Where it does make deviations, Dark Fate actually does perk up interest. Unfortunately most of that is trapped within Mackenzie Davis as a future soldier once again sent back in time to protect someone they have a close personal relationship with. As a semi-robotic super soldier, Davis gets to bathe in everything Terminator producers have been aiming for in their hero since at least Terminator: Salvation, mixing the super strength and semi-invulnerability of the machines with human emotion and reaction. Davis makes it work, however, and whatever is lost in any sort of character growth is found in fascinating action beats the lumbering Arnold Schwarzenegger could never have managed. Reyes is bland and unformed as Dani, who has almost no definition as a person, but given some time the filmmakers might have gotten something out of their new status quo; unfortunately, swapping gender roles seems to be as far into ‘new and different’ as the current filmmakers are willing to go.
As much as it follows its forefather’s footsteps, Dark Fate has no interest in the extended character moments the James Cameron-helmed films included to add context to the action beats – it just wants more action. As well done as the set pieces are — and they are well done, particularly a free-fall fight aboard a plummeting airliner — they can’t hide how little the characters have been developed. Instead they have been shorted by being shoved into the predefined roles from previous films.

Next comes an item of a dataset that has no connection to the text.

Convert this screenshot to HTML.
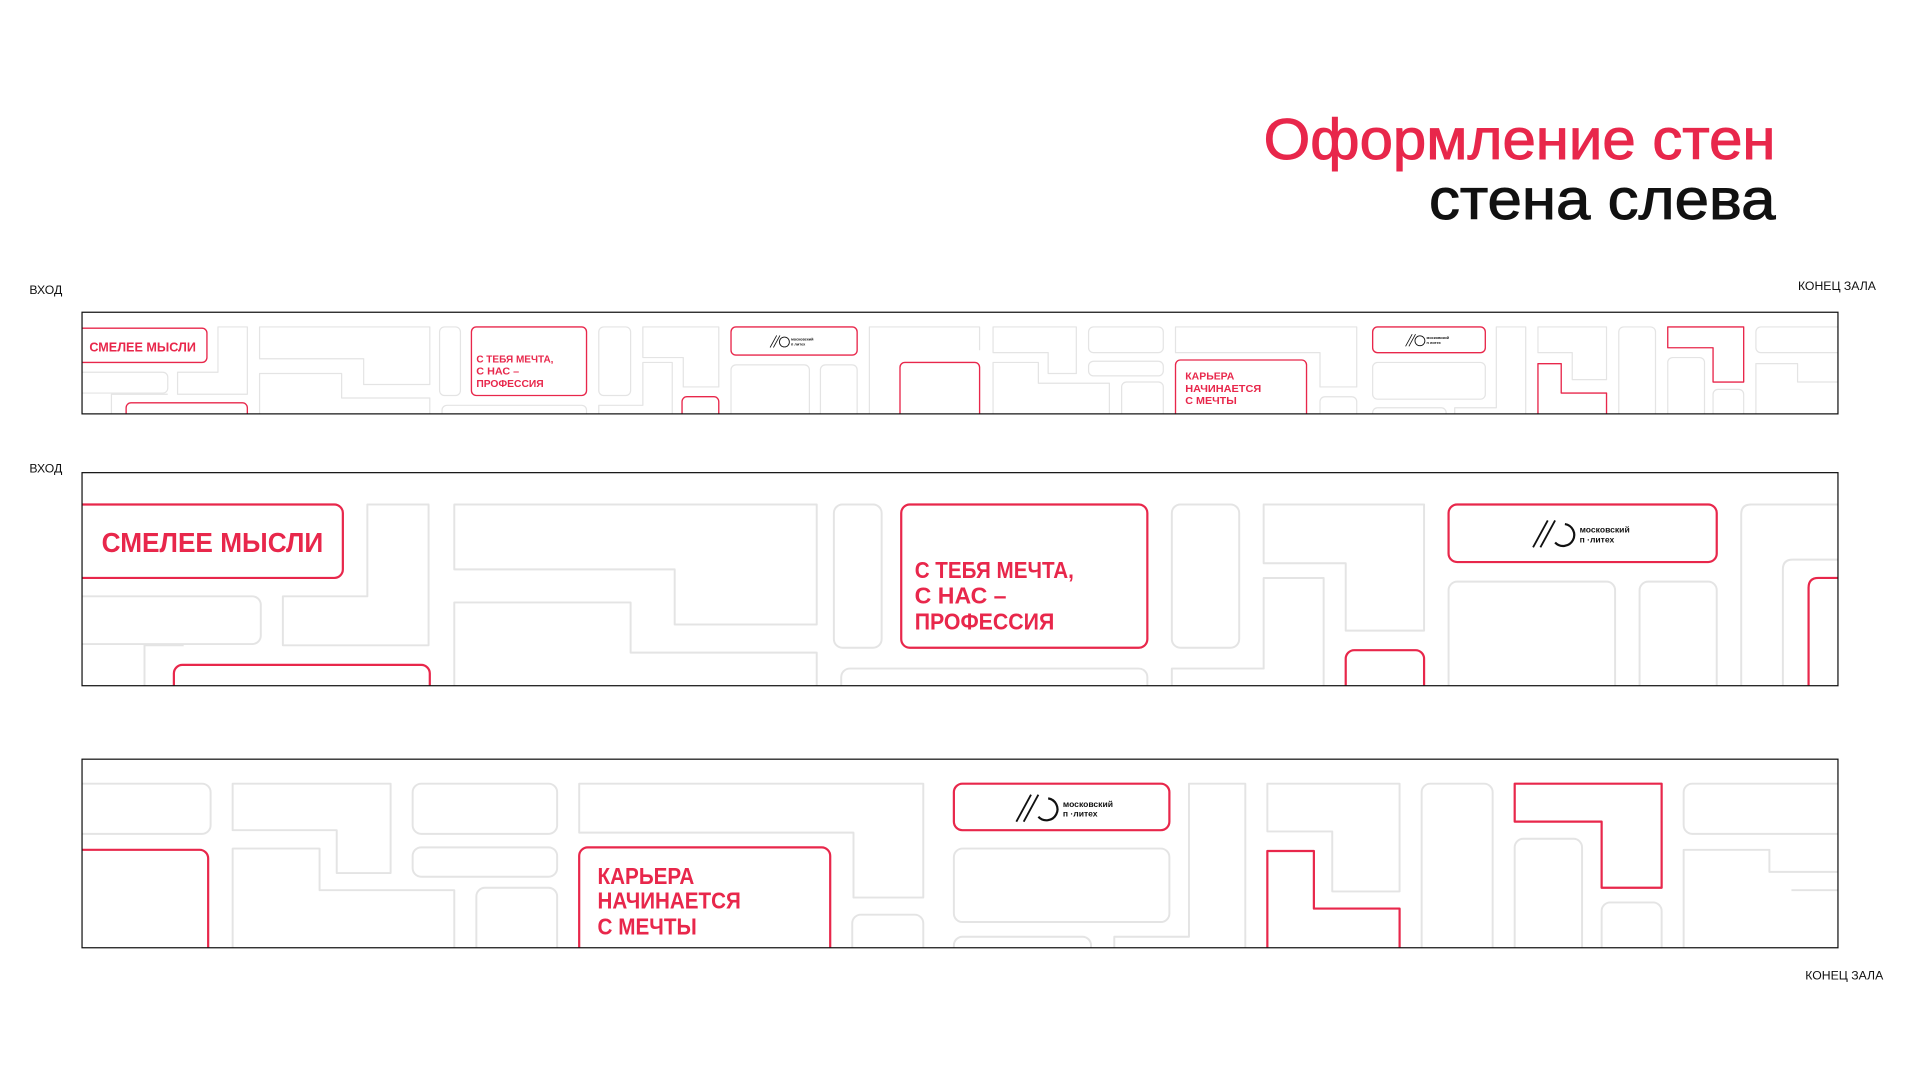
<!DOCTYPE html>
<html><head><meta charset="utf-8"><style>
html,body{margin:0;padding:0;background:#fff;}
svg{display:block}
.g{fill:none;stroke:#e4e4e4;stroke-width:1.6;stroke-linejoin:round}
.g1{fill:none;stroke:#e4e4e4;stroke-width:1;stroke-linejoin:round}
.r{fill:none;stroke:#e8274b;stroke-width:1.8;stroke-linejoin:round}
.r1{fill:none;stroke:#e8274b;stroke-width:1.1;stroke-linejoin:round}
.t{font-family:"Liberation Sans",sans-serif;font-weight:bold;fill:#e8274b}
.lbl{font-family:"Liberation Sans",sans-serif;font-size:10px;fill:#111}
</style></head><body>
<svg width="1920" height="1080" viewBox="0 0 1568 882" xmlns="http://www.w3.org/2000/svg">
<defs>
<clipPath id="c1"><rect x="67" y="255" width="1434" height="83"/></clipPath>
<clipPath id="c2"><rect x="67" y="386" width="1434" height="174"/></clipPath>
<clipPath id="c3"><rect x="67" y="620" width="1434" height="154"/></clipPath>
</defs>

<text x="1032" y="130" textLength="418" lengthAdjust="spacingAndGlyphs" font-family="Liberation Sans, sans-serif" font-size="47" fill="#e8274b" stroke="#e8274b" stroke-width="0.8">Оформление стен</text>
<text x="1167" y="179" textLength="283" lengthAdjust="spacingAndGlyphs" font-family="Liberation Sans, sans-serif" font-size="47" fill="#111" stroke="#111" stroke-width="0.8">стена слева</text>

<text class="lbl" x="24" y="240">ВХОД</text>
<text class="lbl" x="1532" y="237" text-anchor="end">КОНЕЦ ЗАЛА</text>
<text class="lbl" x="24" y="386">ВХОД</text>
<text class="lbl" x="1538" y="800" text-anchor="end">КОНЕЦ ЗАЛА</text>

<!-- PANEL 1 -->
<g clip-path="url(#c1)">
<rect class="r1" x="60" y="268" width="109" height="28" rx="4"/>
<text class="t" x="73" y="287" font-size="10.5" textLength="87" lengthAdjust="spacingAndGlyphs">СМЕЛЕЕ МЫСЛИ</text>
<rect class="g1" x="60" y="304" width="77" height="17" rx="4"/>
<path class="g1" d="M178 267H202V322H145V304H178Z"/>
<path class="g1" d="M91 345V322H137"/>
<rect class="r1" x="103" y="329" width="99" height="20" rx="4"/>
<path class="g1" d="M212 267H351V314H297V293H212Z"/>
<path class="g1" d="M212 345V305H279V325H351V345"/>
<rect class="g1" x="359" y="267" width="17" height="56" rx="4"/>
<rect class="g1" x="361" y="331" width="118" height="20" rx="4"/>
<rect class="r1" x="385" y="267" width="94" height="56" rx="4"/>
<text class="t" font-size="8.6"><tspan x="389" y="296" textLength="63" lengthAdjust="spacingAndGlyphs">С ТЕБЯ МЕЧТА,</tspan><tspan x="389" y="306" textLength="35" lengthAdjust="spacingAndGlyphs">С НАС –</tspan><tspan x="389" y="316" textLength="55" lengthAdjust="spacingAndGlyphs">ПРОФЕССИЯ</tspan></text>
<rect class="g1" x="489" y="267" width="26" height="56" rx="4"/>
<path class="g1" d="M525 267H587V316H558V292H525Z"/>
<path class="g1" d="M489 345V331H525V296H549V345"/>
<rect class="r1" x="557" y="324" width="30" height="25" rx="4"/>
<rect class="r1" x="597" y="267" width="103" height="23" rx="4"/>
<g transform="translate(628,273) scale(0.45)"><line x1="2" y1="24" x2="14" y2="2" stroke="#111" stroke-width="1.5"/><line x1="8" y1="24" x2="20" y2="2" stroke="#111" stroke-width="1.5"/><circle cx="28" cy="14" r="9" fill="none" stroke="#111" stroke-width="1.6"/><text x="40" y="11" font-size="7" font-family="Liberation Sans" font-weight="bold" fill="#111">московский</text><text x="40" y="20" font-size="7" font-family="Liberation Sans" font-weight="bold" fill="#111">п литех</text></g>
<rect class="g1" x="597" y="298" width="64" height="50" rx="4"/>
<rect class="g1" x="670" y="298" width="30" height="50" rx="4"/>
<path class="g1" d="M710 345V267H800V286"/>
<rect class="r1" x="735" y="296" width="65" height="55" rx="4"/>
<path class="g1" d="M811 267H879V305H856V288H811Z"/>
<path class="g1" d="M811 345V296H848V313H906V345"/>
<rect class="g1" x="889" y="267" width="61" height="21" rx="4"/>
<rect class="g1" x="889" y="295" width="61" height="12" rx="4"/>
<rect class="g1" x="916" y="312" width="34" height="40" rx="4"/>
<path class="g1" d="M960 267H1108V316H1078V288H960Z"/>
<rect class="r1" x="960" y="294" width="107" height="60" rx="4"/>
<text class="t" font-size="8.6"><tspan x="968" y="310" textLength="40" lengthAdjust="spacingAndGlyphs">КАРЬЕРА</tspan><tspan x="968" y="320" textLength="62" lengthAdjust="spacingAndGlyphs">НАЧИНАЕТСЯ</tspan><tspan x="968" y="330" textLength="42" lengthAdjust="spacingAndGlyphs">С МЕЧТЫ</tspan></text>
<rect class="g1" x="1078" y="324" width="30" height="30" rx="4"/>
<rect class="r1" x="1121" y="267" width="92" height="21" rx="4"/>
<g transform="translate(1147,272) scale(0.45)"><line x1="2" y1="24" x2="14" y2="2" stroke="#111" stroke-width="1.5"/><line x1="8" y1="24" x2="20" y2="2" stroke="#111" stroke-width="1.5"/><circle cx="28" cy="14" r="9" fill="none" stroke="#111" stroke-width="1.6"/><text x="40" y="11" font-size="7" font-family="Liberation Sans" font-weight="bold" fill="#111">московский</text><text x="40" y="20" font-size="7" font-family="Liberation Sans" font-weight="bold" fill="#111">п литех</text></g>
<rect class="g1" x="1121" y="296" width="92" height="30" rx="4"/>
<rect class="g1" x="1121" y="333" width="60" height="20" rx="4"/>
<path class="g1" d="M1188 345V333H1222V267H1246V345"/>
<path class="g1" d="M1256 267H1312V310H1284V288H1256Z"/>
<path class="r1" d="M1256 345V297H1275V321H1312V345"/>
<rect class="g1" x="1322" y="267" width="30" height="85" rx="4"/>
<path class="r1" d="M1362 267H1424V312H1399V284H1362Z"/>
<rect class="g1" x="1362" y="292" width="30" height="60" rx="4"/>
<rect class="g1" x="1399" y="318" width="25" height="35" rx="4"/>
<rect class="g1" x="1434" y="267" width="80" height="21" rx="4"/>
<path class="g1" d="M1434 345V297H1468V312H1510"/>
</g>
<rect x="67" y="255" width="1434" height="83" fill="none" stroke="#111" stroke-width="1"/>

<!-- PANEL 2 -->
<g clip-path="url(#c2)">
<rect class="r" x="55" y="412" width="225" height="60" rx="7"/>
<text class="t" x="83" y="451" font-size="23" textLength="181" lengthAdjust="spacingAndGlyphs">СМЕЛЕЕ МЫСЛИ</text>
<rect class="g" x="55" y="487" width="158" height="39" rx="7"/>
<path class="g" d="M300 412H350V527H231V487H300Z"/>
<path class="g" d="M118 570V527H150"/>
<rect class="r" x="142" y="543" width="209" height="40" rx="7"/>
<path class="g" d="M371 412H667V510H551V465H371Z"/>
<path class="g" d="M371 570V492H515V533H667V570"/>
<rect class="g" x="681" y="412" width="39" height="117" rx="7"/>
<rect class="g" x="687" y="546" width="250" height="30" rx="7"/>
<rect class="r" x="736" y="412" width="201" height="117" rx="7"/>
<text class="t" font-size="18.5"><tspan x="747" y="472" textLength="130" lengthAdjust="spacingAndGlyphs">С ТЕБЯ МЕЧТА,</tspan><tspan x="747" y="493" textLength="75" lengthAdjust="spacingAndGlyphs">С НАС –</tspan><tspan x="747" y="514" textLength="114" lengthAdjust="spacingAndGlyphs">ПРОФЕССИЯ</tspan></text>
<rect class="g" x="957" y="412" width="55" height="117" rx="7"/>
<path class="g" d="M1032 412H1163V515H1099V460H1032Z"/>
<path class="g" d="M957 570V546H1032V472H1081V570"/>
<rect class="r" x="1099" y="531" width="64" height="45" rx="7"/>
<rect class="r" x="1183" y="412" width="219" height="47" rx="7"/>
<g transform="translate(1250,423)"><line x1="2" y1="24" x2="14" y2="2" stroke="#111" stroke-width="1.5"/><line x1="8" y1="24" x2="20" y2="2" stroke="#111" stroke-width="1.5"/><path d="M20 20 A9 9 0 1 0 28 5" fill="none" stroke="#111" stroke-width="1.8"/><text x="40" y="12" font-size="7" font-family="Liberation Sans" font-weight="bold" fill="#111">московский</text><text x="40" y="20" font-size="7" font-family="Liberation Sans" font-weight="bold" fill="#111">п ·литех</text></g>
<rect class="g" x="1183" y="475" width="136" height="100" rx="7"/>
<rect class="g" x="1339" y="475" width="63" height="100" rx="7"/>
<path class="g" d="M1422 570V420Q1422 412 1430 412H1510"/>
<path class="g" d="M1456 570V465Q1456 457 1464 457H1510"/>
<path class="r" d="M1477 570V480Q1477 472 1485 472H1510"/>
</g>
<rect x="67" y="386" width="1434" height="174" fill="none" stroke="#111" stroke-width="1"/>

<!-- PANEL 3 -->
<g clip-path="url(#c3)">
<rect class="g" x="55" y="640" width="117" height="41" rx="7"/>
<rect class="r" x="55" y="694" width="115" height="90" rx="7"/>
<path class="g" d="M190 640H319V713H275V678H190Z"/>
<path class="g" d="M190 784V693H261V727H371V784"/>
<rect class="g" x="337" y="640" width="118" height="41" rx="7"/>
<rect class="g" x="337" y="692" width="118" height="24" rx="7"/>
<rect class="g" x="389" y="725" width="66" height="60" rx="7"/>
<path class="g" d="M473 640H754V733H697V680H473Z"/>
<rect class="r" x="473" y="692" width="205" height="92" rx="7"/>
<text class="t" font-size="18.5"><tspan x="488" y="722" textLength="79" lengthAdjust="spacingAndGlyphs">КАРЬЕРА</tspan><tspan x="488" y="742" textLength="117" lengthAdjust="spacingAndGlyphs">НАЧИНАЕТСЯ</tspan><tspan x="488" y="763" textLength="81" lengthAdjust="spacingAndGlyphs">С МЕЧТЫ</tspan></text>
<rect class="g" x="696" y="747" width="58" height="40" rx="7"/>
<rect class="r" x="779" y="640" width="176" height="38" rx="7"/>
<g transform="translate(828,647)"><line x1="2" y1="24" x2="14" y2="2" stroke="#111" stroke-width="1.5"/><line x1="8" y1="24" x2="20" y2="2" stroke="#111" stroke-width="1.5"/><path d="M20 20 A9 9 0 1 0 28 5" fill="none" stroke="#111" stroke-width="1.8"/><text x="40" y="12" font-size="7" font-family="Liberation Sans" font-weight="bold" fill="#111">московский</text><text x="40" y="20" font-size="7" font-family="Liberation Sans" font-weight="bold" fill="#111">п ·литех</text></g>
<rect class="g" x="779" y="693" width="176" height="60" rx="7"/>
<rect class="g" x="779" y="765" width="112" height="30" rx="7"/>
<path class="g" d="M910 784V765H971V640H1017V784"/>
<path class="g" d="M1035 640H1143V728H1088V679H1035Z"/>
<path class="r" d="M1035 784V695H1073V742H1143V784"/>
<rect class="g" x="1161" y="640" width="58" height="150" rx="7"/>
<path class="r" d="M1237 640H1357V725H1308V671H1237Z"/>
<rect class="g" x="1237" y="685" width="55" height="100" rx="7"/>
<rect class="g" x="1308" y="737" width="49" height="50" rx="7"/>
<rect class="g" x="1375" y="640" width="140" height="41" rx="7"/>
<path class="g" d="M1375 784V694H1445V712H1510"/>
<path class="g" d="M1463 727H1510"/>
</g>
<rect x="67" y="620" width="1434" height="154" fill="none" stroke="#111" stroke-width="1"/>
</svg>
</body></html>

That in and of itself might be survivable, except that the predefined roles from previous films are still in existence, adventuring alongside our new heroes. What is gained by putting the new versions of the Terminator and Sarah Connor alongside the originals beyond constantly reminding how ersatz the new versions are? Why would anyone connect to the ersatz version when the originals are still around?
For whatever qualities Terminator: Dark Fate does possess, it is strangled by its reliance on the past. Keeping legacy characters and story beats returning ossifies the story, refusing to let it grow. For a series which continually (and cynically) speaks of the need of breaking from the past and creating a new future, the new Terminator film remains unwilling to do so, preferring to continue an unending cycle of repetition. Maybe they’ll do better with the next one.